• DATASET SECTION:
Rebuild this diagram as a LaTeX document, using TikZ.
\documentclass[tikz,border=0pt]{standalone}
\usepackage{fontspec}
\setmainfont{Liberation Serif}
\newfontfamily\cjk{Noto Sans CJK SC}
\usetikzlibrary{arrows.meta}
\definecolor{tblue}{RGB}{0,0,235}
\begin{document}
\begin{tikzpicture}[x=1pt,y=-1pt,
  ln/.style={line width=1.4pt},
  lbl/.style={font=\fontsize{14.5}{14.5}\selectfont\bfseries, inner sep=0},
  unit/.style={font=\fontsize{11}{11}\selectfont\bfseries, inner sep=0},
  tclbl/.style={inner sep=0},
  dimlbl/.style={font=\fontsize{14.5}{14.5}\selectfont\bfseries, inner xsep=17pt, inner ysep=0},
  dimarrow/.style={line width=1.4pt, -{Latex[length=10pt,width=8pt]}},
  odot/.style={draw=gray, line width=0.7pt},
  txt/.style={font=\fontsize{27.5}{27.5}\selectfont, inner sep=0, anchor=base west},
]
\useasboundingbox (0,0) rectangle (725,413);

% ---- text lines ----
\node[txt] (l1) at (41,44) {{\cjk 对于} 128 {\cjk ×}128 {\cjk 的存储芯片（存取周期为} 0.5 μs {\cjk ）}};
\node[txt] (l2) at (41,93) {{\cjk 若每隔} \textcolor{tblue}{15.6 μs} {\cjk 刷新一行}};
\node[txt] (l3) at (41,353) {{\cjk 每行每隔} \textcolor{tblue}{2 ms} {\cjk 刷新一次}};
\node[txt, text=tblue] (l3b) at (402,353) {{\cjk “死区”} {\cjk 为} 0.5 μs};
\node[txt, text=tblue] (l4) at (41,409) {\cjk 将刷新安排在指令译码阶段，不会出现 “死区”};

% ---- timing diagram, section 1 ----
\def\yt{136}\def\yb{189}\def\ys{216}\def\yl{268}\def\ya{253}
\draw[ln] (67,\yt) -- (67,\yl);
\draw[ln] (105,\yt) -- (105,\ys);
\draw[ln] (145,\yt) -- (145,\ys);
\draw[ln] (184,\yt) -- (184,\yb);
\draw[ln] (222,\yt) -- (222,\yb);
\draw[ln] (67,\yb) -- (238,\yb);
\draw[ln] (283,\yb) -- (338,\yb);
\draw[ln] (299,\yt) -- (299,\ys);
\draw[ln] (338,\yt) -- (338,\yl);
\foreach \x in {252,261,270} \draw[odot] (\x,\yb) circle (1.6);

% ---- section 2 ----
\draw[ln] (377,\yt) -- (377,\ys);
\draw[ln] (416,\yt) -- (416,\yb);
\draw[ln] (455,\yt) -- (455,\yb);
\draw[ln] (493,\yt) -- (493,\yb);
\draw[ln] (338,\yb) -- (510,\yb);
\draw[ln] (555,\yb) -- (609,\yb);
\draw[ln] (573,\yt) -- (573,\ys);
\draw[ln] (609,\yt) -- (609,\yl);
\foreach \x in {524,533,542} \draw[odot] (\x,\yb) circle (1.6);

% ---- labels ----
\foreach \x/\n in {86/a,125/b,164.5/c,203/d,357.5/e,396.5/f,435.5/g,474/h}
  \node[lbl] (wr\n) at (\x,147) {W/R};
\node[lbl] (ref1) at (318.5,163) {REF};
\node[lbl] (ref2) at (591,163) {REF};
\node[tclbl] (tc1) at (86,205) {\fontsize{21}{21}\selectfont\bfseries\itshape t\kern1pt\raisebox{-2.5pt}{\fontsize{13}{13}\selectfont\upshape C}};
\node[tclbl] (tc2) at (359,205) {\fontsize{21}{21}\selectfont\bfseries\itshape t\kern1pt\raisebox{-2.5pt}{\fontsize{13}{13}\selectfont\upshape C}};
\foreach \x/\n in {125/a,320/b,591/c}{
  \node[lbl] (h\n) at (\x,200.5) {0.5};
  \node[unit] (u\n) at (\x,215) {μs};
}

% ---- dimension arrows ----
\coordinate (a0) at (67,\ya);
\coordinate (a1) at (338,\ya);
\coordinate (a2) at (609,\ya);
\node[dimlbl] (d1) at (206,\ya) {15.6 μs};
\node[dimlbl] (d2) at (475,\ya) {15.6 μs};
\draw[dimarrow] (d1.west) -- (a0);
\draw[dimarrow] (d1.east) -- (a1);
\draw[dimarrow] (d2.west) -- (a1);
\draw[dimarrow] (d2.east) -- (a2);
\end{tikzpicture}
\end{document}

• REQUIRED TASK: Please reproduce every line of the material word for word.

• THE RESULT:
Rebuild this diagram as a LaTeX document, using TikZ.
\documentclass[tikz,border=0pt]{standalone}
\usepackage{fontspec}
\setmainfont{Liberation Serif}
\newfontfamily\cjk{Noto Sans CJK SC}
\usetikzlibrary{arrows.meta}
\definecolor{tblue}{RGB}{0,0,235}
\begin{document}
\begin{tikzpicture}[x=1pt,y=-1pt,
  ln/.style={line width=1.4pt},
  lbl/.style={font=\fontsize{14.5}{14.5}\selectfont\bfseries, inner sep=0},
  unit/.style={font=\fontsize{11}{11}\selectfont\bfseries, inner sep=0},
  tclbl/.style={inner sep=0},
  dimlbl/.style={font=\fontsize{14.5}{14.5}\selectfont\bfseries, inner xsep=17pt, inner ysep=0},
  dimarrow/.style={line width=1.4pt, -{Latex[length=10pt,width=8pt]}},
  odot/.style={draw=gray, line width=0.7pt},
  txt/.style={font=\fontsize{27.5}{27.5}\selectfont, inner sep=0, anchor=base west},
]
\useasboundingbox (0,0) rectangle (725,413);

% ---- text lines ----
\node[txt] (l1) at (41,44) {{\cjk 对于} 128 {\cjk ×}128 {\cjk 的存储芯片（存取周期为} 0.5 μs {\cjk ）}};
\node[txt] (l2) at (41,93) {{\cjk 若每隔} \textcolor{tblue}{15.6 μs} {\cjk 刷新一行}};
\node[txt] (l3) at (41,353) {{\cjk 每行每隔} \textcolor{tblue}{2 ms} {\cjk 刷新一次}};
\node[txt, text=tblue] (l3b) at (402,353) {{\cjk “死区”} {\cjk 为} 0.5 μs};
\node[txt, text=tblue] (l4) at (41,409) {\cjk 将刷新安排在指令译码阶段，不会出现 “死区”};

% ---- timing diagram, section 1 ----
\def\yt{136}\def\yb{189}\def\ys{216}\def\yl{268}\def\ya{253}
\draw[ln] (67,\yt) -- (67,\yl);
\draw[ln] (105,\yt) -- (105,\ys);
\draw[ln] (145,\yt) -- (145,\ys);
\draw[ln] (184,\yt) -- (184,\yb);
\draw[ln] (222,\yt) -- (222,\yb);
\draw[ln] (67,\yb) -- (238,\yb);
\draw[ln] (283,\yb) -- (338,\yb);
\draw[ln] (299,\yt) -- (299,\ys);
\draw[ln] (338,\yt) -- (338,\yl);
\foreach \x in {252,261,270} \draw[odot] (\x,\yb) circle (1.6);

% ---- section 2 ----
\draw[ln] (377,\yt) -- (377,\ys);
\draw[ln] (416,\yt) -- (416,\yb);
\draw[ln] (455,\yt) -- (455,\yb);
\draw[ln] (493,\yt) -- (493,\yb);
\draw[ln] (338,\yb) -- (510,\yb);
\draw[ln] (555,\yb) -- (609,\yb);
\draw[ln] (573,\yt) -- (573,\ys);
\draw[ln] (609,\yt) -- (609,\yl);
\foreach \x in {524,533,542} \draw[odot] (\x,\yb) circle (1.6);

% ---- labels ----
\foreach \x/\n in {86/a,125/b,164.5/c,203/d,357.5/e,396.5/f,435.5/g,474/h}
  \node[lbl] (wr\n) at (\x,147) {W/R};
\node[lbl] (ref1) at (318.5,163) {REF};
\node[lbl] (ref2) at (591,163) {REF};
\node[tclbl] (tc1) at (86,205) {\fontsize{21}{21}\selectfont\bfseries\itshape t\kern1pt\raisebox{-2.5pt}{\fontsize{13}{13}\selectfont\upshape C}};
\node[tclbl] (tc2) at (359,205) {\fontsize{21}{21}\selectfont\bfseries\itshape t\kern1pt\raisebox{-2.5pt}{\fontsize{13}{13}\selectfont\upshape C}};
\foreach \x/\n in {125/a,320/b,591/c}{
  \node[lbl] (h\n) at (\x,200.5) {0.5};
  \node[unit] (u\n) at (\x,215) {μs};
}

% ---- dimension arrows ----
\coordinate (a0) at (67,\ya);
\coordinate (a1) at (338,\ya);
\coordinate (a2) at (609,\ya);
\node[dimlbl] (d1) at (206,\ya) {15.6 μs};
\node[dimlbl] (d2) at (475,\ya) {15.6 μs};
\draw[dimarrow] (d1.west) -- (a0);
\draw[dimarrow] (d1.east) -- (a1);
\draw[dimarrow] (d2.west) -- (a1);
\draw[dimarrow] (d2.east) -- (a2);
\end{tikzpicture}
\end{document}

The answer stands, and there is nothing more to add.